Hospedado na casa de parentes como Gislaine e Gian Carlos Figueiró, primos de Taiguara, no Partenon, que ainda é reduto da família, Samora vem percorrendo o circuito da Cidade Baixa para cantar em locais como Espaço 900, Casa Rosa e Barulhinho Bom, além do Guernica. Há cerca de seis anos, ele já havia dado um tempo na capital gaúcha, ocasião em que se apresentou em bares como Espaço Cultural 512, Porto Carioca e Parangolé.
— Alguns deles, como Sierra Maestra, não existem mais, constata, surpreso com a natureza volúvel da vida noturna na capital gaúcha.
Embora resguarde a consciência crítica acerca do mundo em que vive, a exemplo da obra de Taiguara, as canções de Samora apontam para múltiplas referências, que incluem desde a universalidade do som dos Beatles até o estilo progressivo de The Alan Parsons Project, passando pelo rock alternativo de Pearl Jam e bandas brasileiras dos anos 1980 como Barão Vermelho, Legião Urbana e Ira!.
— Fora isso, tenho a pretensão de agregar à música que faço elementos percussivos do candombe uruguaio e de outros batuques originários da África sem perder a pegada pop.
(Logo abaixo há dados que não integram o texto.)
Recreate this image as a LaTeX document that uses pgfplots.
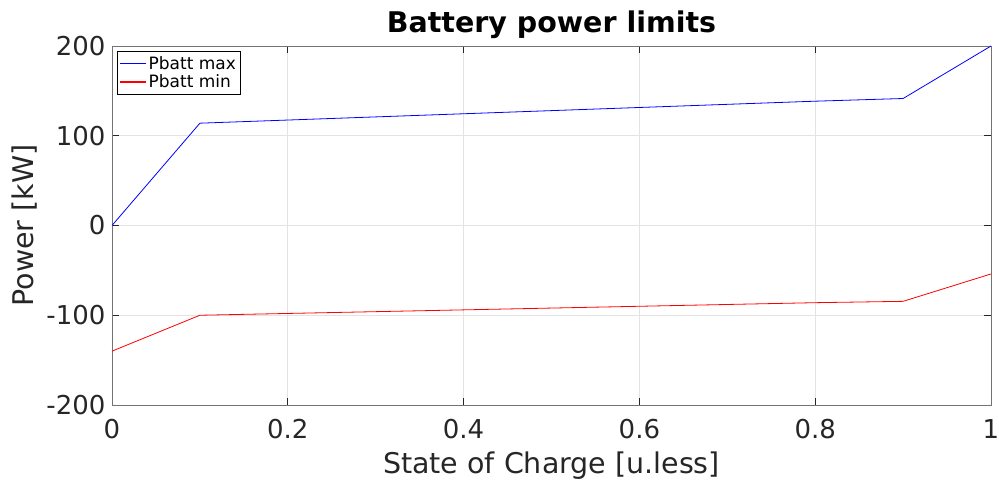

A meu ver, o rock nada mais é do que a evolução de um processo musical que tem início na cultura africana.
No Guernica, em meio a essa “miscelânea de estilos do pós-grunge”, como ele próprio define, Samora mostrou também as canções do pai para novas gerações. No set list, não faltou Como en Guernica, que Taiguara compôs nos anos 1970, e que foi executada em homenagem ao bar alternativo da Travessa dos Venezianos.